**Task to complete:**
Copy each line below exactly and leave the pictures out.

++++++

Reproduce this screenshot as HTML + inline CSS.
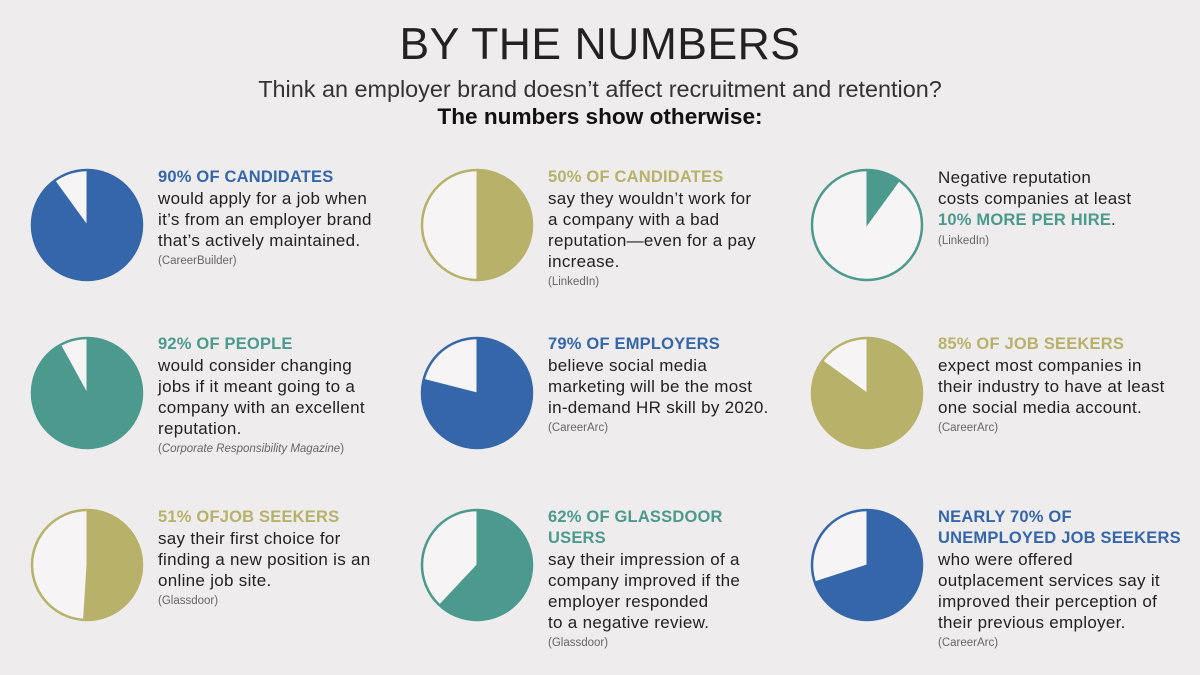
<!DOCTYPE html>
<html><head><meta charset="utf-8"><style>
body{margin:0;width:1200px;height:675px;background:#eeecec;font-family:"Liberation Sans",sans-serif;position:relative;overflow:hidden;color:#222}
#title{position:absolute;top:20px;left:0;width:1200px;text-align:center;font-size:44.5px;font-weight:normal;letter-spacing:0.5px;color:#222;line-height:50px}
#sub{position:absolute;top:76px;left:0;width:1200px;text-align:center;font-size:23.4px;color:#333;line-height:26px}
#sub2{position:absolute;top:104px;left:0;width:1200px;text-align:center;font-size:22.6px;font-weight:bold;color:#111;line-height:26px}
.blk{position:absolute;font-size:17px;line-height:21px;color:#222;white-space:nowrap;letter-spacing:0.3px}
.blk b{display:block;font-size:16.5px;letter-spacing:0.2px}
.src{font-size:11.5px;color:#666;line-height:20px;letter-spacing:0}
svg{position:absolute;left:0;top:0}
</style></head><body>
<div id="title">BY THE NUMBERS</div>
<div id="sub">Think an employer brand doesn’t affect recruitment and retention?</div>
<div id="sub2">The numbers show otherwise:</div>
<svg id="pies" width="1200" height="675"></svg>

<div class="blk" style="left:158px;top:167px"><b style="color:#3566aa">90% OF CANDIDATES</b>would apply for a job when<br>it’s from an employer brand<br>that’s actively maintained.<div class="src">(CareerBuilder)</div></div>
<div class="blk" style="left:548px;top:167px"><b style="color:#b8b16a">50% OF CANDIDATES</b>say they wouldn’t work for<br>a company with a bad<br>reputation—even for a pay<br>increase.<div class="src">(LinkedIn)</div></div>
<div class="blk" style="left:938px;top:167px">Negative reputation<br>costs companies at least<br><b style="color:#4b9a8d;display:inline">10% MORE PER HIRE</b>.<div class="src">(LinkedIn)</div></div>

<div class="blk" style="left:158px;top:334px"><b style="color:#4b9a8d">92% OF PEOPLE</b>would consider changing<br>jobs if it meant going to a<br>company with an excellent<br>reputation.<div class="src">(<i>Corporate Responsibility Magazine</i>)</div></div>
<div class="blk" style="left:548px;top:334px"><b style="color:#3566aa">79% OF EMPLOYERS</b>believe social media<br>marketing will be the most<br>in-demand HR skill by 2020.<div class="src">(CareerArc)</div></div>
<div class="blk" style="left:938px;top:334px"><b style="color:#b8b16a">85% OF JOB SEEKERS</b>expect most companies in<br>their industry to have at least<br>one social media account.<div class="src">(CareerArc)</div></div>

<div class="blk" style="left:158px;top:507px"><b style="color:#b8b16a">51% OFJOB SEEKERS</b>say their first choice for<br>finding a new position is an<br>online job site.<div class="src">(Glassdoor)</div></div>
<div class="blk" style="left:548px;top:507px"><b style="color:#4b9a8d">62% OF GLASSDOOR<br>USERS</b>say their impression of a<br>company improved if the<br>employer responded<br>to a negative review.<div class="src">(Glassdoor)</div></div>
<div class="blk" style="left:938px;top:507px"><b style="color:#3566aa">NEARLY 70% OF<br>UNEMPLOYED JOB SEEKERS</b>who were offered<br>outplacement services say it<br>improved their perception of<br>their previous employer.<div class="src">(CareerArc)</div></div>

<script>
const pieNames=["candidates-90","candidates-50","reputation-10","people-92","employers-79","jobseekers-85","jobseekers-51","glassdoor-62","unemployed-70"];
const pieValues=[90,50,10,92,79,85,51,62,70];
const pieColors=["#3566aa","#b8b16a","#4b9a8d","#4b9a8d","#3566aa","#b8b16a","#b8b16a","#4b9a8d","#3566aa"];
const colX=[87,477,867], rowY=[225,393,565], R=55;
const svg=document.getElementById('pies');
const NS="http://www.w3.org/2000/svg";
pieValues.forEach((v,i)=>{
  const cx=colX[i%3], cy=rowY[Math.floor(i/3)], c=pieColors[i];
  const bg=document.createElementNS(NS,'circle');
  bg.setAttribute('cx',cx);bg.setAttribute('cy',cy);bg.setAttribute('r',R);
  bg.setAttribute('fill','#f6f4f4');bg.setAttribute('stroke',c);bg.setAttribute('stroke-width','2.5');
  
  
  svg.appendChild(bg);
  const a=v/100*2*Math.PI;
  const x=cx+R*Math.sin(a), y=cy-R*Math.cos(a);
  const p=document.createElementNS(NS,'path');
  p.setAttribute('d',`M${cx},${cy} L${cx},${cy-R} A${R},${R} 0 ${v>50?1:0} 1 ${x},${y} Z`);
  p.setAttribute('fill',c);p.setAttribute('stroke',c);p.setAttribute('stroke-width','1');
  
  
  svg.appendChild(p);
});
</script>
</body></html>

++++++

**The solution:**
Reproduce this screenshot as HTML + inline CSS.
<!DOCTYPE html>
<html><head><meta charset="utf-8"><style>
body{margin:0;width:1200px;height:675px;background:#eeecec;font-family:"Liberation Sans",sans-serif;position:relative;overflow:hidden;color:#222}
#title{position:absolute;top:20px;left:0;width:1200px;text-align:center;font-size:44.5px;font-weight:normal;letter-spacing:0.5px;color:#222;line-height:50px}
#sub{position:absolute;top:76px;left:0;width:1200px;text-align:center;font-size:23.4px;color:#333;line-height:26px}
#sub2{position:absolute;top:104px;left:0;width:1200px;text-align:center;font-size:22.6px;font-weight:bold;color:#111;line-height:26px}
.blk{position:absolute;font-size:17px;line-height:21px;color:#222;white-space:nowrap;letter-spacing:0.3px}
.blk b{display:block;font-size:16.5px;letter-spacing:0.2px}
.src{font-size:11.5px;color:#666;line-height:20px;letter-spacing:0}
svg{position:absolute;left:0;top:0}
</style></head><body>
<div id="title">BY THE NUMBERS</div>
<div id="sub">Think an employer brand doesn’t affect recruitment and retention?</div>
<div id="sub2">The numbers show otherwise:</div>
<svg id="pies" width="1200" height="675"></svg>

<div class="blk" style="left:158px;top:167px"><b style="color:#3566aa">90% OF CANDIDATES</b>would apply for a job when<br>it’s from an employer brand<br>that’s actively maintained.<div class="src">(CareerBuilder)</div></div>
<div class="blk" style="left:548px;top:167px"><b style="color:#b8b16a">50% OF CANDIDATES</b>say they wouldn’t work for<br>a company with a bad<br>reputation—even for a pay<br>increase.<div class="src">(LinkedIn)</div></div>
<div class="blk" style="left:938px;top:167px">Negative reputation<br>costs companies at least<br><b style="color:#4b9a8d;display:inline">10% MORE PER HIRE</b>.<div class="src">(LinkedIn)</div></div>

<div class="blk" style="left:158px;top:334px"><b style="color:#4b9a8d">92% OF PEOPLE</b>would consider changing<br>jobs if it meant going to a<br>company with an excellent<br>reputation.<div class="src">(<i>Corporate Responsibility Magazine</i>)</div></div>
<div class="blk" style="left:548px;top:334px"><b style="color:#3566aa">79% OF EMPLOYERS</b>believe social media<br>marketing will be the most<br>in-demand HR skill by 2020.<div class="src">(CareerArc)</div></div>
<div class="blk" style="left:938px;top:334px"><b style="color:#b8b16a">85% OF JOB SEEKERS</b>expect most companies in<br>their industry to have at least<br>one social media account.<div class="src">(CareerArc)</div></div>

<div class="blk" style="left:158px;top:507px"><b style="color:#b8b16a">51% OFJOB SEEKERS</b>say their first choice for<br>finding a new position is an<br>online job site.<div class="src">(Glassdoor)</div></div>
<div class="blk" style="left:548px;top:507px"><b style="color:#4b9a8d">62% OF GLASSDOOR<br>USERS</b>say their impression of a<br>company improved if the<br>employer responded<br>to a negative review.<div class="src">(Glassdoor)</div></div>
<div class="blk" style="left:938px;top:507px"><b style="color:#3566aa">NEARLY 70% OF<br>UNEMPLOYED JOB SEEKERS</b>who were offered<br>outplacement services say it<br>improved their perception of<br>their previous employer.<div class="src">(CareerArc)</div></div>

<script>
const pieNames=["candidates-90","candidates-50","reputation-10","people-92","employers-79","jobseekers-85","jobseekers-51","glassdoor-62","unemployed-70"];
const pieValues=[90,50,10,92,79,85,51,62,70];
const pieColors=["#3566aa","#b8b16a","#4b9a8d","#4b9a8d","#3566aa","#b8b16a","#b8b16a","#4b9a8d","#3566aa"];
const colX=[87,477,867], rowY=[225,393,565], R=55;
const svg=document.getElementById('pies');
const NS="http://www.w3.org/2000/svg";
pieValues.forEach((v,i)=>{
  const cx=colX[i%3], cy=rowY[Math.floor(i/3)], c=pieColors[i];
  const bg=document.createElementNS(NS,'circle');
  bg.setAttribute('cx',cx);bg.setAttribute('cy',cy);bg.setAttribute('r',R);
  bg.setAttribute('fill','#f6f4f4');bg.setAttribute('stroke',c);bg.setAttribute('stroke-width','2.5');
  
  
  svg.appendChild(bg);
  const a=v/100*2*Math.PI;
  const x=cx+R*Math.sin(a), y=cy-R*Math.cos(a);
  const p=document.createElementNS(NS,'path');
  p.setAttribute('d',`M${cx},${cy} L${cx},${cy-R} A${R},${R} 0 ${v>50?1:0} 1 ${x},${y} Z`);
  p.setAttribute('fill',c);p.setAttribute('stroke',c);p.setAttribute('stroke-width','1');
  
  
  svg.appendChild(p);
});
</script>
</body></html>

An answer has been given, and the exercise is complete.